— SUPPLIED DATA —
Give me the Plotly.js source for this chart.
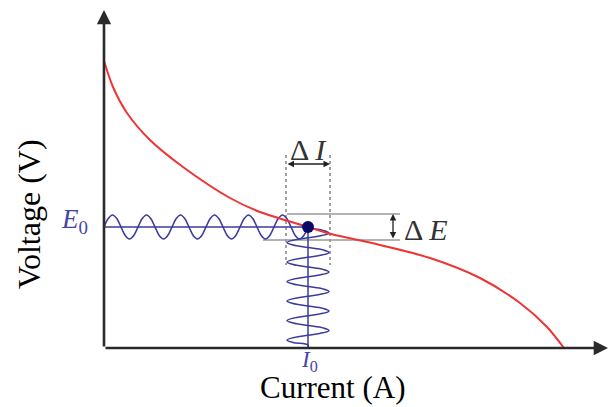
<!DOCTYPE html>
<html>
<head>
<meta charset="utf-8">
<script src="https://cdn.plot.ly/plotly-3.0.1.min.js"></script>
<style>html,body{margin:0;padding:0;background:#fff;}#chart{width:611px;height:407px;}</style>
</head>
<body>
<div id="chart"></div>
<script>
// Polarization curve (red) (arbitrary units)
const curveCurrent = [0, 9, 23, 46, 79, 126, 156, 204, 223, 276, 326, 376, 416, 443, 460];
const curveVoltage = [287, 261, 235, 208, 181, 150, 136, 121, 115, 103, 90, 70, 45, 21, 0];

// Operating point
const pointCurrent = [204];
const pointVoltage = [121];

// Voltage perturbation drawn along the voltage axis (horizontal wave)
const waveECurrent = [
  0, 4.25, 8.5, 12.75, 17, 21.25, 25.5, 29.75,
  34, 38.25, 42.5, 46.75, 51, 55.25, 59.5, 63.75,
  68, 72.25, 76.5, 80.75, 85, 89.25, 93.5, 97.75,
  102, 106.25, 110.5, 114.75, 119, 123.25, 127.5, 131.75,
  136, 140.25, 144.5, 148.75, 153, 157.25, 161.5, 165.75,
  170, 174.25, 178.5, 182.75, 187, 191.25, 195.5, 199.75,
  204];
const waveEVoltage = [
  121, 129.5, 133, 129.5, 121, 112.5, 109, 112.5,
  121, 129.5, 133, 129.5, 121, 112.5, 109, 112.5,
  121, 129.5, 133, 129.5, 121, 112.5, 109, 112.5,
  121, 129.5, 133, 129.5, 121, 112.5, 109, 112.5,
  121, 129.5, 133, 129.5, 121, 112.5, 109, 112.5,
  121, 129.5, 133, 129.5, 121, 112.5, 109, 112.5,
  121];

// Current response drawn along the current axis (vertical wave)
const waveICurrent = [
  204, 219, 225, 219, 204, 189, 183, 189,
  204, 219, 225, 219, 204, 189, 183, 189,
  204, 219, 225, 219, 204, 189, 183, 189,
  204, 219, 225, 219, 204, 189, 183, 189,
  204, 219, 225, 219, 204, 189, 183, 189,
  204, 219, 225, 219, 204, 189, 183, 189,
  204, 204];
const waveIVoltage = [
  120, 117.6, 115.1, 112.7, 110.3, 107.8, 105.4, 103,
  100.5, 98.1, 95.6, 93.2, 90.8, 88.3, 85.9, 83.5,
  81, 78.6, 76.1, 73.7, 71.3, 68.8, 66.4, 64,
  61.5, 59.1, 56.6, 54.2, 51.8, 49.3, 46.9, 44.5,
  42, 39.6, 37.1, 34.7, 32.3, 29.8, 27.4, 25,
  22.5, 20.1, 17.6, 15.2, 12.8, 10.3, 7.9, 5.5,
  3, 0];

// Perturbation bounds
const deltaIBounds = [182, 226];
const deltaEBounds = [108, 134];

// Labels
const xTitle = 'Current (A)';
const yTitle = 'Voltage (V)';
const labelE0 = '<i>E</i><sub>0</sub>';
const labelI0 = '<i>I</i><sub>0</sub>';
const labelDI = 'Δ\u2009<i>I</i>';
const labelDE = 'Δ\u2009<i>E</i>';

const X_MAX = 504, Y_MAX = 338;
const blue = '#3b3b99';
const serif = 'Liberation Serif, Times New Roman, serif';

const traces = [
  {x: [0, pointCurrent[0]], y: [pointVoltage[0], pointVoltage[0]], mode: 'lines', line: {color: blue, width: 1.5}, hoverinfo: 'skip'},
  {x: [pointCurrent[0], pointCurrent[0]], y: [pointVoltage[0], 0], mode: 'lines', line: {color: blue, width: 1.5}, hoverinfo: 'skip'},
  {x: waveECurrent, y: waveEVoltage, mode: 'lines', line: {color: blue, width: 1.6, shape: 'spline', smoothing: 1}, hoverinfo: 'skip'},
  {x: waveICurrent, y: waveIVoltage, mode: 'lines', line: {color: blue, width: 1.5, shape: 'spline', smoothing: 1}, hoverinfo: 'skip'},
  {x: curveCurrent, y: curveVoltage, mode: 'lines', line: {color: '#ee3535', width: 2, shape: 'spline', smoothing: 0.8}, hoverinfo: 'skip'},
  {x: pointCurrent, y: pointVoltage, mode: 'markers', marker: {color: '#0a0a6a', size: 12}, hoverinfo: 'skip'}
];

const dashed = {color: '#444', width: 1, dash: 'dot'};
const grayLine = {color: '#9a9a9a', width: 1.6};
const shapes = [
  {type: 'line', xref: 'x', yref: 'y', x0: deltaIBounds[0], x1: deltaIBounds[0], y0: 193, y1: 83, line: dashed, layer: 'below'},
  {type: 'line', xref: 'x', yref: 'y', x0: deltaIBounds[1], x1: deltaIBounds[1], y0: 193, y1: 83, line: dashed, layer: 'below'},
  {type: 'line', xref: 'x', yref: 'y', x0: 183, x1: 296, y0: deltaEBounds[1], y1: deltaEBounds[1], line: grayLine, layer: 'below'},
  {type: 'line', xref: 'x', yref: 'y', x0: 159, x1: 296, y0: deltaEBounds[0], y1: deltaEBounds[0], line: grayLine, layer: 'below'}
];

const px = v => v / X_MAX;          // data x -> paper x
const py = v => v / Y_MAX;          // data y -> paper y

const annotations = [
  // axes with arrow heads
  {x: X_MAX, y: 0, ax: 0, ay: 0, xref: 'x', yref: 'y', axref: 'x', ayref: 'y', showarrow: true, arrowhead: 2, arrowsize: 1.1, arrowwidth: 2.6, arrowcolor: '#2a2a2a', text: ''},
  {x: 0, y: Y_MAX, ax: 0, ay: 0, xref: 'x', yref: 'y', axref: 'x', ayref: 'y', showarrow: true, arrowhead: 2, arrowsize: 1.1, arrowwidth: 2.6, arrowcolor: '#2a2a2a', text: ''},
  // ΔI double arrow
  {x: deltaIBounds[1], y: 184, ax: deltaIBounds[0], ay: 184, xref: 'x', yref: 'y', axref: 'x', ayref: 'y', showarrow: true, arrowside: 'end+start', arrowhead: 2, arrowsize: 1, arrowwidth: 1.3, arrowcolor: '#222', text: ''},
  // ΔE double arrow
  {x: 289, y: deltaEBounds[1], ax: 289, ay: deltaEBounds[0], xref: 'x', yref: 'y', axref: 'x', ayref: 'y', showarrow: true, arrowside: 'end+start', arrowhead: 2, arrowsize: 1, arrowwidth: 1.3, arrowcolor: '#222', text: ''},
  // labels
  {x: 204, y: 199, xref: 'x', yref: 'y', text: labelDI, showarrow: false, xanchor: 'center', yanchor: 'middle', font: {family: serif, size: 30, color: '#333'}},
  {x: 298, y: 119, xref: 'x', yref: 'y', text: labelDE, showarrow: false, xanchor: 'left', yanchor: 'middle', font: {family: serif, size: 30, color: '#333'}},
  {x: px(-30), y: py(127), xref: 'paper', yref: 'paper', text: labelE0, showarrow: false, xanchor: 'center', yanchor: 'middle', font: {family: serif, size: 27, color: '#4545a5'}},
  {x: px(205), y: py(-13), xref: 'paper', yref: 'paper', text: labelI0, showarrow: false, xanchor: 'center', yanchor: 'middle', borderpad: 0, font: {family: serif, size: 23, color: '#4545a5'}},
  {x: px(228), y: py(-39), xref: 'paper', yref: 'paper', text: xTitle, showarrow: false, xanchor: 'center', yanchor: 'middle', borderpad: 0, font: {family: serif, size: 31, color: '#000'}},
  {x: px(-75), y: py(134), xref: 'paper', yref: 'paper', text: yTitle, showarrow: false, textangle: -90, xanchor: 'center', yanchor: 'middle', font: {family: serif, size: 32, color: '#000'}}
];

const axisStyle = {showgrid: false, zeroline: false, showline: false, showticklabels: false, ticks: '', fixedrange: true};
const layout = {
  width: 611, height: 407,
  margin: {l: 104, r: 3, t: 10, b: 59, pad: 0},
  paper_bgcolor: '#fff', plot_bgcolor: '#fff',
  showlegend: false,
  font: {family: serif},
  xaxis: Object.assign({range: [0, X_MAX]}, axisStyle),
  yaxis: Object.assign({range: [0, Y_MAX]}, axisStyle),
  shapes: shapes,
  annotations: annotations
};

Plotly.newPlot('chart', traces, layout, {displayModeBar: false, staticPlot: true});
</script>
</body>
</html>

— EXERCISE INSTRUCTIONS —
Pictures stay out. Repeat only the lines from the beginning of the data through the line that has "const pointVoltage = [121];".

— EXPECTED OUTPUT —
Give me the Plotly.js source for this chart.
<!DOCTYPE html>
<html>
<head>
<meta charset="utf-8">
<script src="https://cdn.plot.ly/plotly-3.0.1.min.js"></script>
<style>html,body{margin:0;padding:0;background:#fff;}#chart{width:611px;height:407px;}</style>
</head>
<body>
<div id="chart"></div>
<script>
// Polarization curve (red) (arbitrary units)
const curveCurrent = [0, 9, 23, 46, 79, 126, 156, 204, 223, 276, 326, 376, 416, 443, 460];
const curveVoltage = [287, 261, 235, 208, 181, 150, 136, 121, 115, 103, 90, 70, 45, 21, 0];

// Operating point
const pointCurrent = [204];
const pointVoltage = [121];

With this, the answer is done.